> Task to complete:
Write out the material again word for word, dropping any images it holds.

__________

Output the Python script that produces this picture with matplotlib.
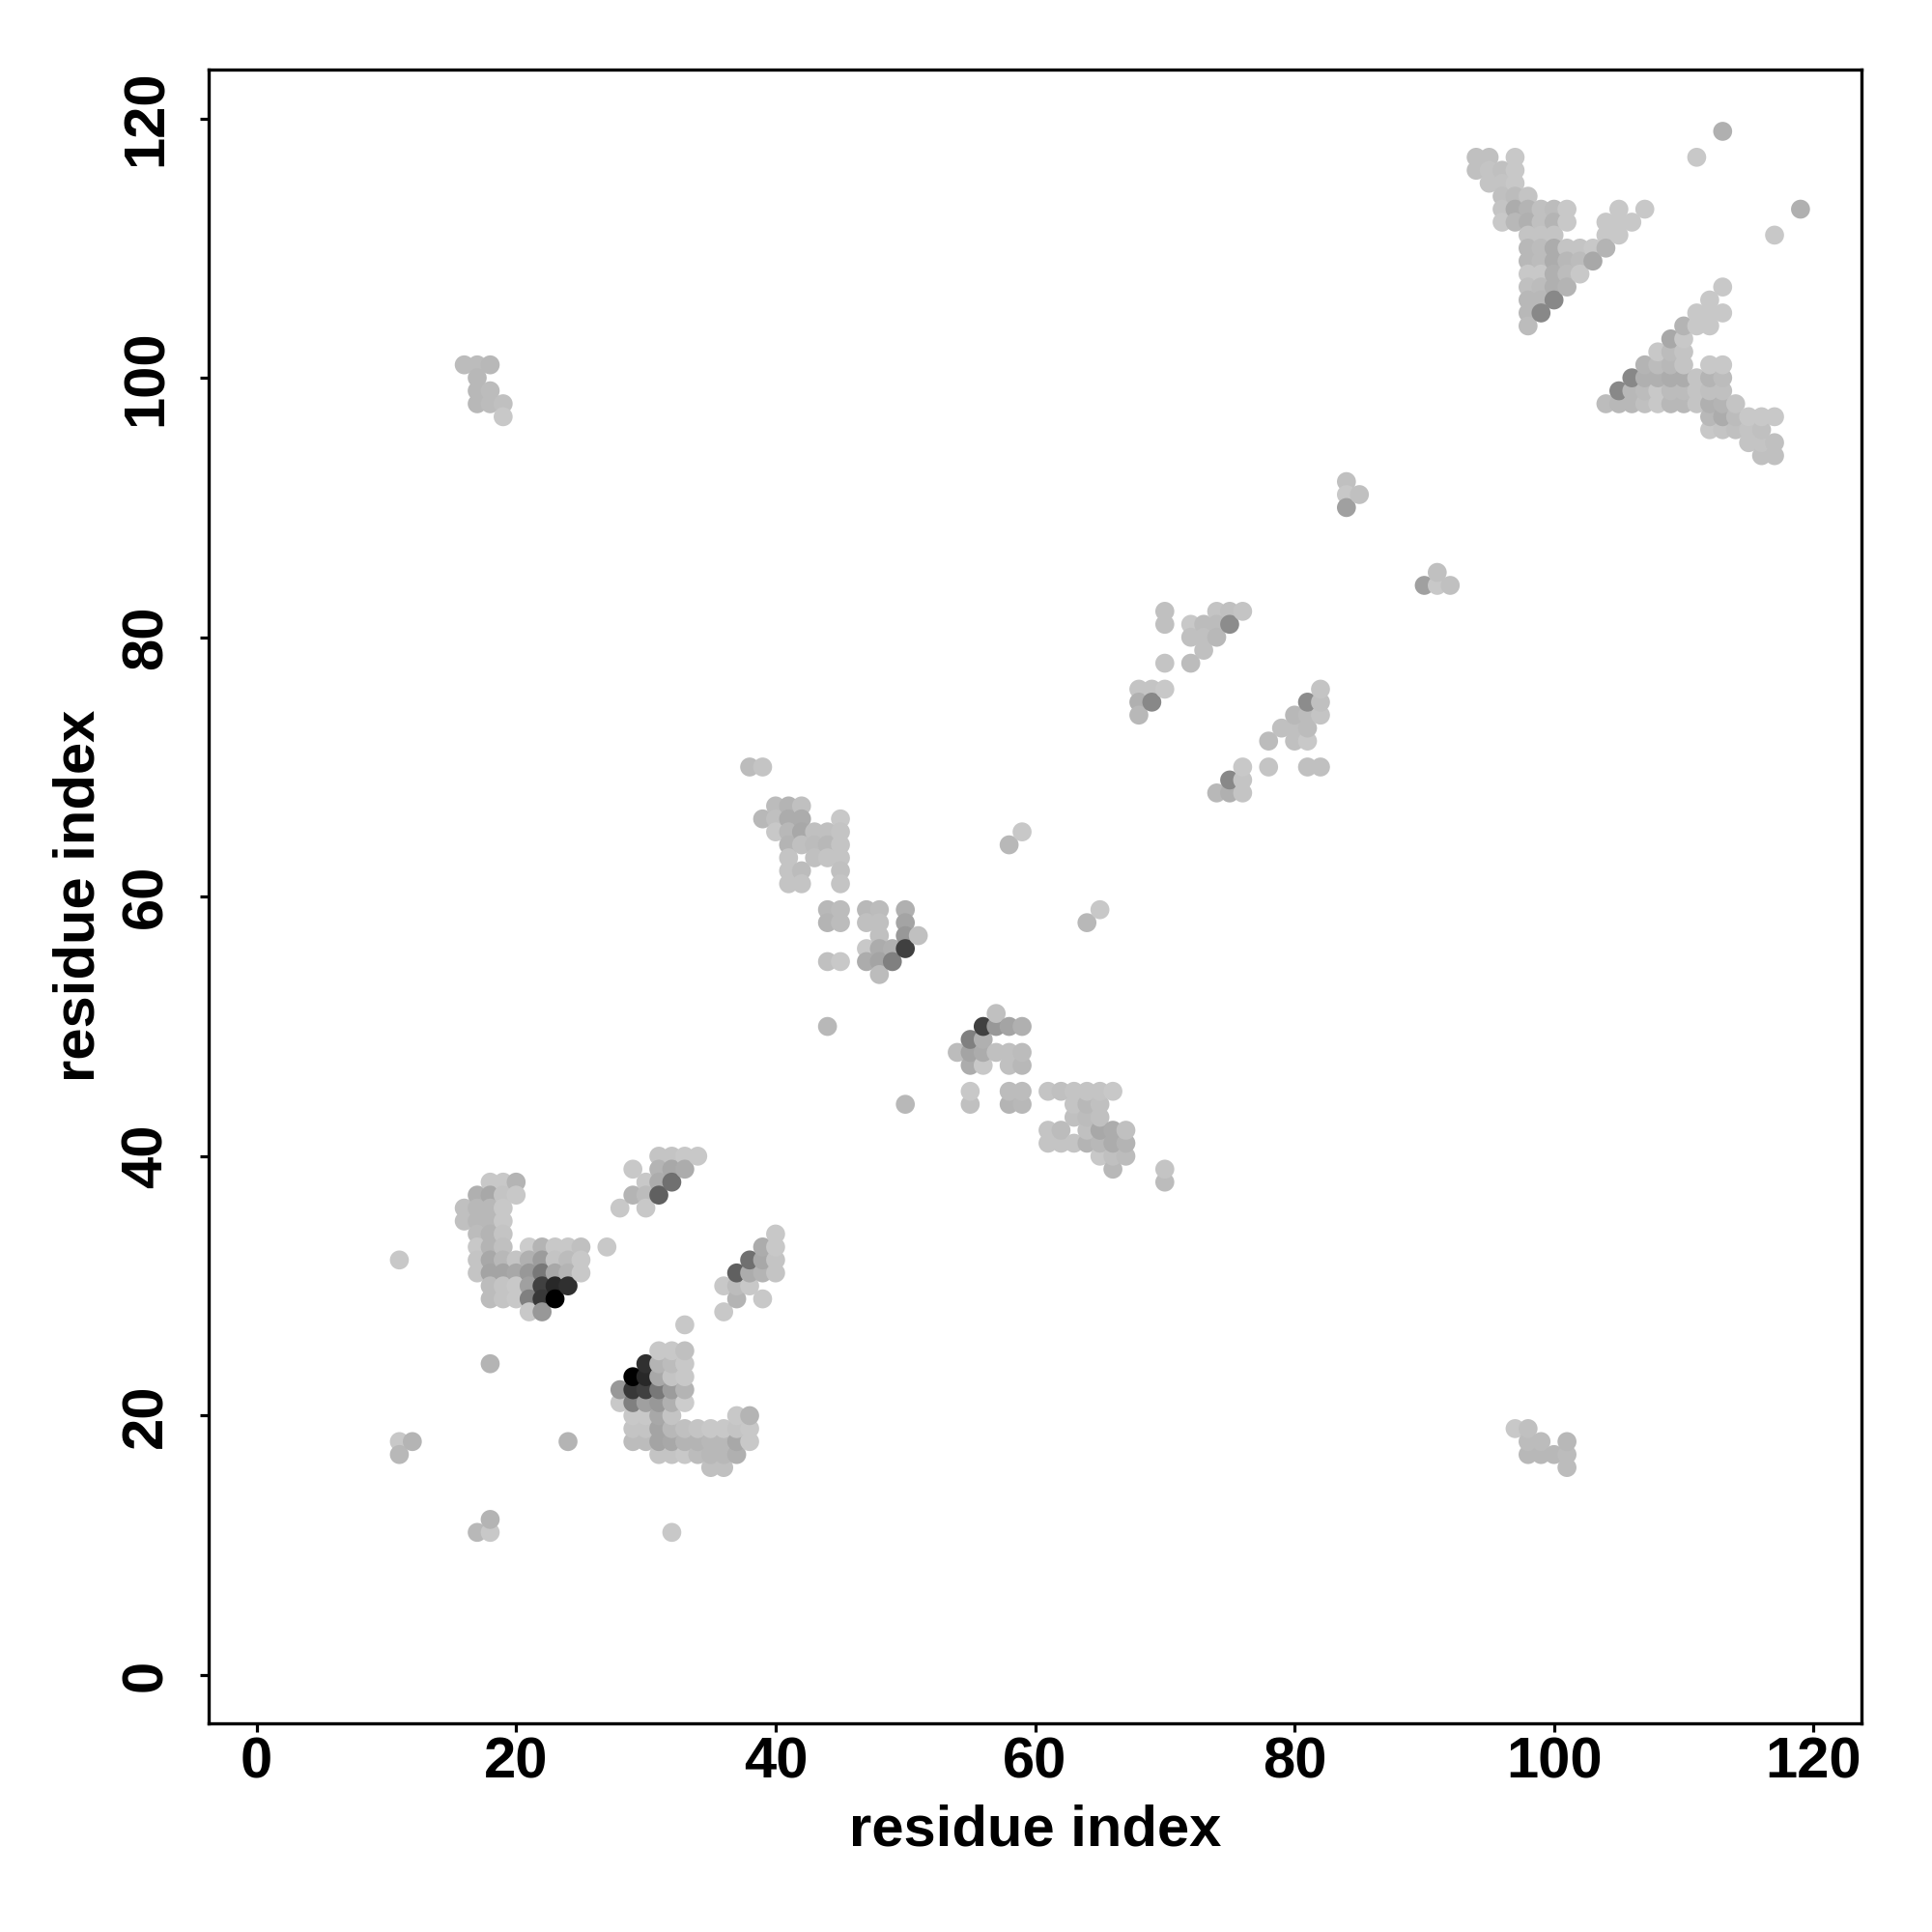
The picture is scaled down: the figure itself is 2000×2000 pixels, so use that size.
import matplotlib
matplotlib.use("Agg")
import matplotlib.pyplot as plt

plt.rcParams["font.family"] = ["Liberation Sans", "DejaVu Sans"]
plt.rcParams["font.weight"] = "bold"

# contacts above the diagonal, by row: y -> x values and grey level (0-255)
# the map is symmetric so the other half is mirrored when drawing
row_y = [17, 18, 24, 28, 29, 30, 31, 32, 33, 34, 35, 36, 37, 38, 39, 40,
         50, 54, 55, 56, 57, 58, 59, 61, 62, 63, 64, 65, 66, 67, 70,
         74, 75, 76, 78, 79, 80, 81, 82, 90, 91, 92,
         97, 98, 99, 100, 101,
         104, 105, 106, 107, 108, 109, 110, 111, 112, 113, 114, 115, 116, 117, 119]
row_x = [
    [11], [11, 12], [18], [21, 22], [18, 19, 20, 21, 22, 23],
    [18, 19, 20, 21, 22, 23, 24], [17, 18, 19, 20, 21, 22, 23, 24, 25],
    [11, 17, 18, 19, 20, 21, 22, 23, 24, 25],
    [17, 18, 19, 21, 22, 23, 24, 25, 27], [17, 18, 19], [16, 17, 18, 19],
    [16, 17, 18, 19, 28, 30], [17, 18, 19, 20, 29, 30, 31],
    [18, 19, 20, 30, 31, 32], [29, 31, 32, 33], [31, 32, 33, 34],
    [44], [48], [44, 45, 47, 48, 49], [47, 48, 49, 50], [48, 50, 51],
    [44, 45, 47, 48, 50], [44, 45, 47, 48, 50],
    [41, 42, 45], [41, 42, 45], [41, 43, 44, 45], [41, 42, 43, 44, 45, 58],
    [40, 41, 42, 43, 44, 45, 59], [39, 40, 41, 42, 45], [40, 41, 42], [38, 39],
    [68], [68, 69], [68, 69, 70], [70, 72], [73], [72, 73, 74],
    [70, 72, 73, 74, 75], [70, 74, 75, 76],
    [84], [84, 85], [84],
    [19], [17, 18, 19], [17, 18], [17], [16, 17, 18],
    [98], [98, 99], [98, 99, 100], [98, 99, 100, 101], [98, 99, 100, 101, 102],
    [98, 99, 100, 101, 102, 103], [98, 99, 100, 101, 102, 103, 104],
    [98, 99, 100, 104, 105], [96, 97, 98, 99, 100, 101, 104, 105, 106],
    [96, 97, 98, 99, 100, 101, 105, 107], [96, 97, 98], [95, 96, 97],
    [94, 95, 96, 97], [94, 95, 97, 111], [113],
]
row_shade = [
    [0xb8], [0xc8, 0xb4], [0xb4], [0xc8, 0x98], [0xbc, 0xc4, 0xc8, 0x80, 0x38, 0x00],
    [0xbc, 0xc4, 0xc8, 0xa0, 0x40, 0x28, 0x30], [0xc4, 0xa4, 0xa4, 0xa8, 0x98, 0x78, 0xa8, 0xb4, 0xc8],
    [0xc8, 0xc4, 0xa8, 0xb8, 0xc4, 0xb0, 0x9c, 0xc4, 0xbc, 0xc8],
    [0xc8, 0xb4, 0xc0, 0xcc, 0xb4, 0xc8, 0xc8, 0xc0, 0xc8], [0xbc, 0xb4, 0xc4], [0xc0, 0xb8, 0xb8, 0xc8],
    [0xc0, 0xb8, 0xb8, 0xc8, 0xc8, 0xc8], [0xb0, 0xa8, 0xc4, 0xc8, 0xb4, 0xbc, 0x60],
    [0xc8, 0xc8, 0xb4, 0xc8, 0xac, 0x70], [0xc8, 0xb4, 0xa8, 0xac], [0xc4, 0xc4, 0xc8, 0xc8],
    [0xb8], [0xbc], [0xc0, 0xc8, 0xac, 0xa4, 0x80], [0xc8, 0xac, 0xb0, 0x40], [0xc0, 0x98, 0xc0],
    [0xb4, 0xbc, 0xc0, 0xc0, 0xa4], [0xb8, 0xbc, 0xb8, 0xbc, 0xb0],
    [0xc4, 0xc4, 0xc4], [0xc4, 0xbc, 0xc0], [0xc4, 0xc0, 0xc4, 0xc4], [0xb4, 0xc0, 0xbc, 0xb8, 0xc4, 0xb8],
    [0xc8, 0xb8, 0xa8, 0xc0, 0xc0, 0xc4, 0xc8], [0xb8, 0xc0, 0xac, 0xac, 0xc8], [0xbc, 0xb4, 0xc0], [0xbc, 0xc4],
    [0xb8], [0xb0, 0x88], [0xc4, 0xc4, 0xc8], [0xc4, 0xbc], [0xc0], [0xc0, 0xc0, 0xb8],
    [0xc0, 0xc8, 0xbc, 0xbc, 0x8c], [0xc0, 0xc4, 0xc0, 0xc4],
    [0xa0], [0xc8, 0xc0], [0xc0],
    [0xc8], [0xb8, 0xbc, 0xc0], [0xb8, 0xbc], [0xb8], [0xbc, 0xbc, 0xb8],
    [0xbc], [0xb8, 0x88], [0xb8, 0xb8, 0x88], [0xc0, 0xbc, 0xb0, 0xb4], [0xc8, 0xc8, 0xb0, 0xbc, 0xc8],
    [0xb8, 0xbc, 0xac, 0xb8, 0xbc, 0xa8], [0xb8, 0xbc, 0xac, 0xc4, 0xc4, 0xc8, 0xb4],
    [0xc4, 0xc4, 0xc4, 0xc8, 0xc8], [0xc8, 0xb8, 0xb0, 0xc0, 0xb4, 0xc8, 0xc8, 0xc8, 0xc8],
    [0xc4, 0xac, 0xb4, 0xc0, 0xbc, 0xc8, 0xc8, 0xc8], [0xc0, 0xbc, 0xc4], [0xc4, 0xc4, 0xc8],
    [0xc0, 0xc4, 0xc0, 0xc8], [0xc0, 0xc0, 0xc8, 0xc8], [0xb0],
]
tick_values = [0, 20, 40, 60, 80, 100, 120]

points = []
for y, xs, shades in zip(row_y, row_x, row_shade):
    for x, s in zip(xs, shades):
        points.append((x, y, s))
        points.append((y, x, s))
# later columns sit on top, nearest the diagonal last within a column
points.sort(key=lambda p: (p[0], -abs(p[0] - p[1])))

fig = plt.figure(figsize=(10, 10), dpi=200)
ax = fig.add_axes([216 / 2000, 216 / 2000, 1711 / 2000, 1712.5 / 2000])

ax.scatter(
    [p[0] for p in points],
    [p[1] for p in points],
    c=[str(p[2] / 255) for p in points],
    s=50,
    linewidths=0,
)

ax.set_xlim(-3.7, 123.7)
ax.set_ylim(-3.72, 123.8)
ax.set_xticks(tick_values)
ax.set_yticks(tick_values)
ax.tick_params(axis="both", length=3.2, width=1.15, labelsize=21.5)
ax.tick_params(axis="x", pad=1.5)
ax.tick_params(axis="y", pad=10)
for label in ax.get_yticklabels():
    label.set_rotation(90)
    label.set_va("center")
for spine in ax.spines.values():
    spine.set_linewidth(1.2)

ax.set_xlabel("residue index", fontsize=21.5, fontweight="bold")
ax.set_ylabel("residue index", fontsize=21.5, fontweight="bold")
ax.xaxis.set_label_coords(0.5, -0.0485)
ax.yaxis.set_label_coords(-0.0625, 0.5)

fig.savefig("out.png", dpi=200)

__________

> Result of the exercise:
Output the Python script that produces this picture with matplotlib.
The picture is scaled down: the figure itself is 2000×2000 pixels, so use that size.
import matplotlib
matplotlib.use("Agg")
import matplotlib.pyplot as plt

plt.rcParams["font.family"] = ["Liberation Sans", "DejaVu Sans"]
plt.rcParams["font.weight"] = "bold"

# contacts above the diagonal, by row: y -> x values and grey level (0-255)
# the map is symmetric so the other half is mirrored when drawing
row_y = [17, 18, 24, 28, 29, 30, 31, 32, 33, 34, 35, 36, 37, 38, 39, 40,
         50, 54, 55, 56, 57, 58, 59, 61, 62, 63, 64, 65, 66, 67, 70,
         74, 75, 76, 78, 79, 80, 81, 82, 90, 91, 92,
         97, 98, 99, 100, 101,
         104, 105, 106, 107, 108, 109, 110, 111, 112, 113, 114, 115, 116, 117, 119]
row_x = [
    [11], [11, 12], [18], [21, 22], [18, 19, 20, 21, 22, 23],
    [18, 19, 20, 21, 22, 23, 24], [17, 18, 19, 20, 21, 22, 23, 24, 25],
    [11, 17, 18, 19, 20, 21, 22, 23, 24, 25],
    [17, 18, 19, 21, 22, 23, 24, 25, 27], [17, 18, 19], [16, 17, 18, 19],
    [16, 17, 18, 19, 28, 30], [17, 18, 19, 20, 29, 30, 31],
    [18, 19, 20, 30, 31, 32], [29, 31, 32, 33], [31, 32, 33, 34],
    [44], [48], [44, 45, 47, 48, 49], [47, 48, 49, 50], [48, 50, 51],
    [44, 45, 47, 48, 50], [44, 45, 47, 48, 50],
    [41, 42, 45], [41, 42, 45], [41, 43, 44, 45], [41, 42, 43, 44, 45, 58],
    [40, 41, 42, 43, 44, 45, 59], [39, 40, 41, 42, 45], [40, 41, 42], [38, 39],
    [68], [68, 69], [68, 69, 70], [70, 72], [73], [72, 73, 74],
    [70, 72, 73, 74, 75], [70, 74, 75, 76],
    [84], [84, 85], [84],
    [19], [17, 18, 19], [17, 18], [17], [16, 17, 18],
    [98], [98, 99], [98, 99, 100], [98, 99, 100, 101], [98, 99, 100, 101, 102],
    [98, 99, 100, 101, 102, 103], [98, 99, 100, 101, 102, 103, 104],
    [98, 99, 100, 104, 105], [96, 97, 98, 99, 100, 101, 104, 105, 106],
    [96, 97, 98, 99, 100, 101, 105, 107], [96, 97, 98], [95, 96, 97],
    [94, 95, 96, 97], [94, 95, 97, 111], [113],
]
row_shade = [
    [0xb8], [0xc8, 0xb4], [0xb4], [0xc8, 0x98], [0xbc, 0xc4, 0xc8, 0x80, 0x38, 0x00],
    [0xbc, 0xc4, 0xc8, 0xa0, 0x40, 0x28, 0x30], [0xc4, 0xa4, 0xa4, 0xa8, 0x98, 0x78, 0xa8, 0xb4, 0xc8],
    [0xc8, 0xc4, 0xa8, 0xb8, 0xc4, 0xb0, 0x9c, 0xc4, 0xbc, 0xc8],
    [0xc8, 0xb4, 0xc0, 0xcc, 0xb4, 0xc8, 0xc8, 0xc0, 0xc8], [0xbc, 0xb4, 0xc4], [0xc0, 0xb8, 0xb8, 0xc8],
    [0xc0, 0xb8, 0xb8, 0xc8, 0xc8, 0xc8], [0xb0, 0xa8, 0xc4, 0xc8, 0xb4, 0xbc, 0x60],
    [0xc8, 0xc8, 0xb4, 0xc8, 0xac, 0x70], [0xc8, 0xb4, 0xa8, 0xac], [0xc4, 0xc4, 0xc8, 0xc8],
    [0xb8], [0xbc], [0xc0, 0xc8, 0xac, 0xa4, 0x80], [0xc8, 0xac, 0xb0, 0x40], [0xc0, 0x98, 0xc0],
    [0xb4, 0xbc, 0xc0, 0xc0, 0xa4], [0xb8, 0xbc, 0xb8, 0xbc, 0xb0],
    [0xc4, 0xc4, 0xc4], [0xc4, 0xbc, 0xc0], [0xc4, 0xc0, 0xc4, 0xc4], [0xb4, 0xc0, 0xbc, 0xb8, 0xc4, 0xb8],
    [0xc8, 0xb8, 0xa8, 0xc0, 0xc0, 0xc4, 0xc8], [0xb8, 0xc0, 0xac, 0xac, 0xc8], [0xbc, 0xb4, 0xc0], [0xbc, 0xc4],
    [0xb8], [0xb0, 0x88], [0xc4, 0xc4, 0xc8], [0xc4, 0xbc], [0xc0], [0xc0, 0xc0, 0xb8],
    [0xc0, 0xc8, 0xbc, 0xbc, 0x8c], [0xc0, 0xc4, 0xc0, 0xc4],
    [0xa0], [0xc8, 0xc0], [0xc0],
    [0xc8], [0xb8, 0xbc, 0xc0], [0xb8, 0xbc], [0xb8], [0xbc, 0xbc, 0xb8],
    [0xbc], [0xb8, 0x88], [0xb8, 0xb8, 0x88], [0xc0, 0xbc, 0xb0, 0xb4], [0xc8, 0xc8, 0xb0, 0xbc, 0xc8],
    [0xb8, 0xbc, 0xac, 0xb8, 0xbc, 0xa8], [0xb8, 0xbc, 0xac, 0xc4, 0xc4, 0xc8, 0xb4],
    [0xc4, 0xc4, 0xc4, 0xc8, 0xc8], [0xc8, 0xb8, 0xb0, 0xc0, 0xb4, 0xc8, 0xc8, 0xc8, 0xc8],
    [0xc4, 0xac, 0xb4, 0xc0, 0xbc, 0xc8, 0xc8, 0xc8], [0xc0, 0xbc, 0xc4], [0xc4, 0xc4, 0xc8],
    [0xc0, 0xc4, 0xc0, 0xc8], [0xc0, 0xc0, 0xc8, 0xc8], [0xb0],
]
tick_values = [0, 20, 40, 60, 80, 100, 120]

points = []
for y, xs, shades in zip(row_y, row_x, row_shade):
    for x, s in zip(xs, shades):
        points.append((x, y, s))
        points.append((y, x, s))
# later columns sit on top, nearest the diagonal last within a column
points.sort(key=lambda p: (p[0], -abs(p[0] - p[1])))

fig = plt.figure(figsize=(10, 10), dpi=200)
ax = fig.add_axes([216 / 2000, 216 / 2000, 1711 / 2000, 1712.5 / 2000])

ax.scatter(
    [p[0] for p in points],
    [p[1] for p in points],
    c=[str(p[2] / 255) for p in points],
    s=50,
    linewidths=0,
)

ax.set_xlim(-3.7, 123.7)
ax.set_ylim(-3.72, 123.8)
ax.set_xticks(tick_values)
ax.set_yticks(tick_values)
ax.tick_params(axis="both", length=3.2, width=1.15, labelsize=21.5)
ax.tick_params(axis="x", pad=1.5)
ax.tick_params(axis="y", pad=10)
for label in ax.get_yticklabels():
    label.set_rotation(90)
    label.set_va("center")
for spine in ax.spines.values():
    spine.set_linewidth(1.2)

ax.set_xlabel("residue index", fontsize=21.5, fontweight="bold")
ax.set_ylabel("residue index", fontsize=21.5, fontweight="bold")
ax.xaxis.set_label_coords(0.5, -0.0485)
ax.yaxis.set_label_coords(-0.0625, 0.5)

fig.savefig("out.png", dpi=200)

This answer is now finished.